The combined size of the Afghan army and police forces, a total of 352,000, takes on new importance as U.S. and NATO soldiers wind down the international mission launched after the attacks of Sept. 11, 2001.

While the Obama administration has dealt serious blows to al-Qaeda in Afghanistan and Pakistan, the Taliban remains a potent enemy, capable of planning attacks from across Afghanistan’s border with Pakistan.

Under a plan announced by President Obama, the U.S. force in Afghanistan, now about 20,000, will shrink to 9,800 by Jan. 1. Those troops, alongside a small contingent from allied nations, will continue to advise Afghan forces and conduct targeted operations against remaining al-Qaeda fighters in the region.

By 2017, the U.S. force will be reduced even further and will be based at the U.S. Embassy in Kabul.

Anderson said Afghan forces had proved themselves over the past year, heading off attacks timed around Afghan elections this spring and summer and fighting back Taliban attempts to reclaim territory.
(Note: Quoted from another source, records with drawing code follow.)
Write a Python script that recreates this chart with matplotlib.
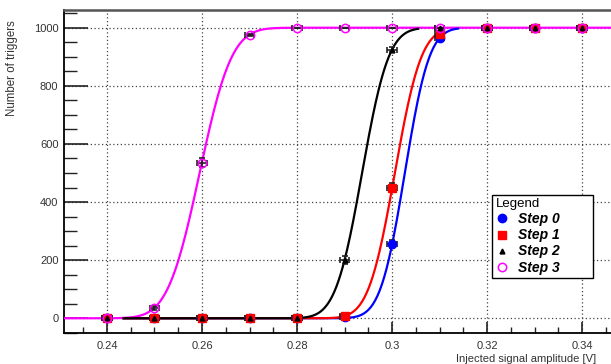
import math
import numpy as np
import matplotlib
matplotlib.use('Agg')
import matplotlib.pyplot as plt
from matplotlib.ticker import MultipleLocator

plt.rcParams['font.family'] = ['Liberation Sans', 'DejaVu Sans']

amp = [0.24, 0.25, 0.26, 0.27, 0.28, 0.29, 0.30, 0.31, 0.32, 0.33, 0.34]

step0 = [0, 0, 0, 0, 0, 3, 255, 965, 1000, 1000, 1000]
step1 = [0, 0, 0, 0, 0, 8, 450, 980, 1000, 1000, 1000]
step2 = [0, 0, 0, 0, 0, 200, 925, 1000, 1000, 1000, 1000]
step3 = [0, 35, 535, 975, 1000, 1000, 1000, 1000, 1000, 1000, 1000]

err0 = [0, 0, 0, 0, 0, 2, 14, 6, 0, 0, 0]
err1 = [0, 0, 0, 0, 0, 3, 16, 4, 0, 0, 0]
err2 = [0, 0, 0, 0, 0, 13, 8, 0, 0, 0, 0]
err3 = [0, 6, 16, 5, 0, 0, 0, 0, 0, 0, 0]

# erf fit parameters: mean, sigma, fit range
fit_mu = [0.3027, 0.3006, 0.2937, 0.2595]
fit_sigma = [0.00405, 0.00438, 0.00439, 0.0053]
fit_lo = [0.2435, 0.2435, 0.2435, 0.2300]
fit_hi = [0.3139, 0.3100, 0.3055, 0.3470]

labels = ['Step 0', 'Step 1', 'Step 2', 'Step 3']
colors = ['#0000ff', '#ff0000', '#000000', '#ff00ff']

fig = plt.figure(figsize=(6.11, 3.64), dpi=100)
ax = fig.add_axes([64 / 611, 1 - 333 / 364, 1 - 64 / 611, (333 - 10) / 364])

erf = np.vectorize(math.erf)

# curves (magenta first, others on top)
for i in [3, 0, 1, 2]:
    xs = np.linspace(fit_lo[i], fit_hi[i], 300)
    ys = 500 * (1 + erf((xs - fit_mu[i]) / (fit_sigma[i] * math.sqrt(2))))
    ax.plot(xs, ys, color=colors[i], lw=1.6, zorder=3)

series = [step0, step1, step2, step3]
errs = [err0, err1, err2, err3]
styles = [
    dict(marker='o', ms=6, mfc=colors[0], mec=colors[0]),
    dict(marker='s', ms=5.5, mfc=colors[1], mec=colors[1]),
    dict(marker='^', ms=3.5, mfc=colors[2], mec=colors[2]),
    dict(marker='o', ms=6, mfc='none', mec=colors[3], mew=1.1),
]
handles = []
for i in range(4):
    ax.errorbar(amp, series[i], xerr=0.001, yerr=errs[i], fmt='none',
                ecolor='#222222', elinewidth=1.2, capsize=2.2, capthick=1.2, zorder=4)
    h, = ax.plot(amp, series[i], ls='none', zorder=5, label=labels[i], **styles[i])
    handles.append(h)

ax.set_xlim(0.23095, 0.3461)
ax.set_ylim(-50.6, 1061)

ax.xaxis.set_major_locator(MultipleLocator(0.02))
ax.xaxis.set_minor_locator(MultipleLocator(0.005))
ax.yaxis.set_major_locator(MultipleLocator(200))
ax.yaxis.set_minor_locator(MultipleLocator(50))
ax.xaxis.set_major_formatter(matplotlib.ticker.FuncFormatter(
    lambda v, p: '0.3' if abs(v - 0.30) < 1e-9 else f'{v:.2f}'))

ax.grid(True, which='major', linestyle=(0, (1, 2)), color='#444444', lw=0.9)
ax.tick_params(axis='both', which='both', direction='in', top=False, right=False,
               labelsize=8, labelcolor='#333333', color='#222222')
ax.tick_params(axis='x', which='major', length=8, width=1.2, pad=6)
ax.tick_params(axis='x', which='minor', length=4, width=1.0)
ax.tick_params(axis='y', which='major', length=17, width=1.2, pad=4)
ax.tick_params(axis='y', which='minor', length=9, width=1.0)

for s in ['left', 'bottom']:
    ax.spines[s].set_linewidth(1.3)
ax.spines['top'].set_linewidth(1.8)
ax.spines['top'].set_color('#555555')
ax.spines['right'].set_visible(False)

fig.text(12 / 611, 1 - 20 / 364, 'Number of triggers', rotation=90, ha='center', va='top',
         fontsize=8.3, color='#333333')
fig.text(596 / 611, 1 - 359 / 364, 'Injected signal amplitude [V]', ha='right', va='center',
         fontsize=8, color='#333333')

leg = ax.legend(handles=handles, title='Legend', loc='lower left',
                bbox_to_anchor=(492 / 611, 1 - 278 / 364, 101 / 611, 85 / 364),
                bbox_transform=fig.transFigure, mode='expand', fancybox=False,
                edgecolor='black', framealpha=1, borderaxespad=0, handlelength=1.0,
                handletextpad=0.6, labelspacing=0.15, borderpad=0.25,
                prop=dict(size=10, weight='bold', style='italic'),
                title_fontproperties=dict(size=9.5), alignment='left')
leg.get_frame().set_linewidth(1.0)
leg.set_zorder(10)

fig.savefig('out.png', dpi=100)
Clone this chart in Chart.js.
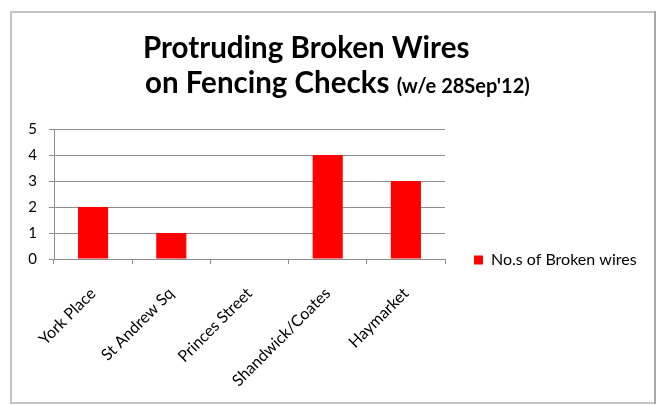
<!DOCTYPE html>
<html>
<head>
<meta charset="utf-8">
<script src="https://cdn.jsdelivr.net/npm/chart.js@4"></script>
<style>
  html, body { margin: 0; padding: 0; background: #fff; }
  #wrap { width: 662px; height: 405px; position: relative; }
</style>
</head>
<body>
<div id="wrap"><canvas id="c" width="662" height="405"></canvas></div>
<script>
// Sites checked and number of protruding broken wires found at each
const sites = ['York Place', 'St Andrew Sq', 'Princes Street', 'Shandwick/Coates', 'Haymarket'];
const brokenWires = [2, 1, 0, 4, 3];
const seriesName = 'No.s of Broken wires';
const titleLine1 = 'Protruding Broken Wires';
const titleLine2Main = 'on Fencing Checks';
const titleLine2Note = '(w/e 28Sep\'12)';
const yMin = 0, yMax = 5, yStep = 1;

const GRID = '#8c8c8c';
const FONT = 'Lato, "Open Sans", sans-serif';
const LEGEND_WIDTH = 205;

// Frame around the chart and the two-line heading
const framePlugin = {
  id: 'frameAndHeading',
  afterInit(chart) {
    // let the right-hand legend take a fixed column instead of the default quarter-width cap
    const legend = chart.legend;
    if (legend) {
      const baseUpdate = legend.update;
      legend.update = function (maxWidth, maxHeight, margins) {
        baseUpdate.call(this, Math.max(maxWidth, 400), maxHeight, margins);
        this.width = LEGEND_WIDTH;
      };
    }
  },
  beforeDraw(chart) {
    const ctx = chart.ctx;
    ctx.save();
    ctx.fillStyle = '#fff';
    ctx.fillRect(0, 0, chart.width, chart.height);
    ctx.strokeStyle = '#c4c4c4';
    ctx.lineWidth = 2;
    ctx.strokeRect(11, 12, 644, 391);
    ctx.strokeStyle = '#a8a8a8';
    ctx.beginPath();
    ctx.moveTo(655, 11);
    ctx.lineTo(655, 404);
    ctx.stroke();
    ctx.restore();
  },
  afterDraw(chart) {
    const ctx = chart.ctx;
    ctx.save();
    ctx.fillStyle = '#000';
    ctx.textBaseline = 'alphabetic';
    ctx.textAlign = 'left';
    ctx.font = 'bold 29.5px ' + FONT;
    ctx.fillText(titleLine1, 143, 58);
    ctx.fillText(titleLine2Main, 145, 93);
    const w = ctx.measureText(titleLine2Main + ' ').width;
    ctx.font = 'bold 20px ' + FONT;
    ctx.fillText(titleLine2Note, 145 + w, 93);
    ctx.restore();
  }
};

new Chart(document.getElementById('c'), {
  type: 'bar',
  data: {
    labels: sites,
    datasets: [{
      label: seriesName,
      data: brokenWires,
      backgroundColor: '#ff0000',
      borderWidth: 0,
      categoryPercentage: 1,
      barPercentage: 0.385
    }]
  },
  options: {
    responsive: false,
    animation: false,
    devicePixelRatio: 1,
    layout: { padding: { top: 129, bottom: 14, left: 10, right: 12 } },
    plugins: {
      title: { display: false },
      tooltip: { enabled: false },
      legend: {
        position: 'right',
        labels: {
          boxWidth: 9,
          boxHeight: 9,
          padding: 29,
          color: '#000',
          font: { family: FONT, size: 16 }
        }
      }
    },
    scales: {
      x: {
        afterFit(scale) { scale.height = 132; },
        grid: {
          offset: true,
          drawOnChartArea: false,
          drawTicks: true,
          tickLength: 5,
          color: GRID
        },
        border: { display: true, color: GRID, width: 1 },
        ticks: {
          maxRotation: 45,
          minRotation: 45,
          autoSkip: false,
          padding: 20,
          color: '#000',
          font: { family: FONT, size: 16 }
        }
      },
      y: {
        min: yMin,
        max: yMax,
        afterFit(scale) { scale.width = 44; },
        grid: {
          color: GRID,
          tickLength: 5,
          drawTicks: true
        },
        border: { display: true, color: GRID, width: 1 },
        ticks: {
          stepSize: yStep,
          padding: 12,
          color: '#000',
          font: { family: FONT, size: 15 }
        }
      }
    }
  },
  plugins: [framePlugin]
});
</script>
</body>
</html>
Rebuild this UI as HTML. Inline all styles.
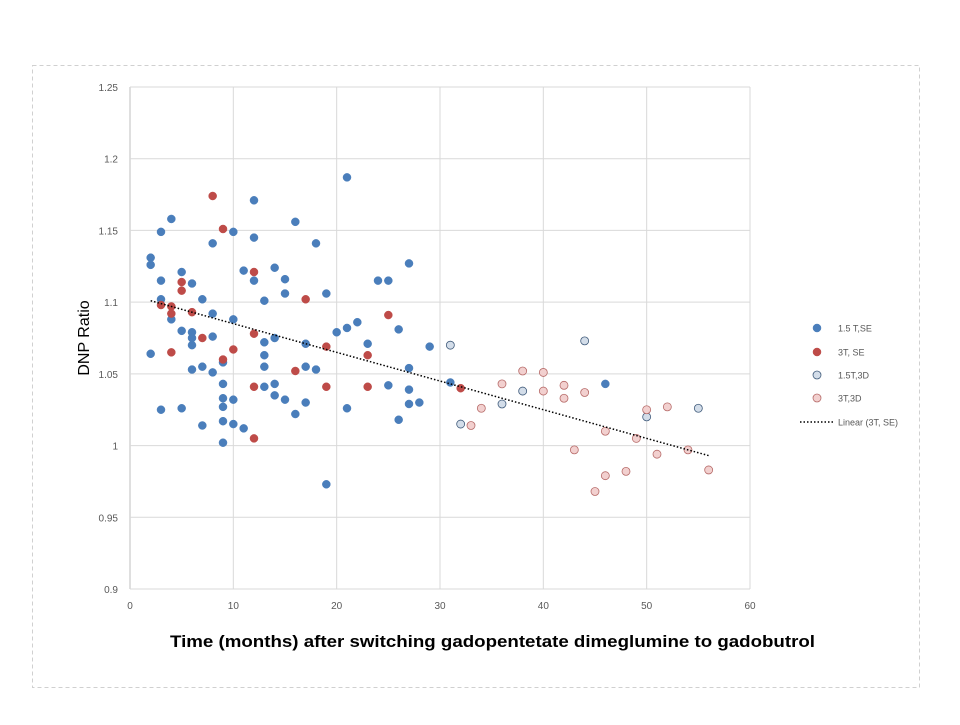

Ronald E. Neumann, a former U.S. ambassador to Afghanistan, said the Taliban’s objectives have changed from what they were from 2010 to 2012, when militants fought intense battles with U.S. forces during Obama’s troop surge in Afghanistan.

Today, he said, “you’ve got a heavy effort by the Taliban to break the Afghan forces.”

Taliban attacks have also grown more deadly for Afghan civilians. In July, the United Nations said civilian deaths had increased by almost a quarter during the first half of 2014 compared with the same period in 2013.

David S. Sedney, a former senior Pentagon official, warned that Afghan forces are likely to continue to struggle in confrontations with the Taliban as the United States accelerates its withdrawal in the final months of 2014 and as Afghans find themselves increasingly without assistance in key areas such as intelligence and air support.

“Now the Taliban is stepping into that vacuum,” he said.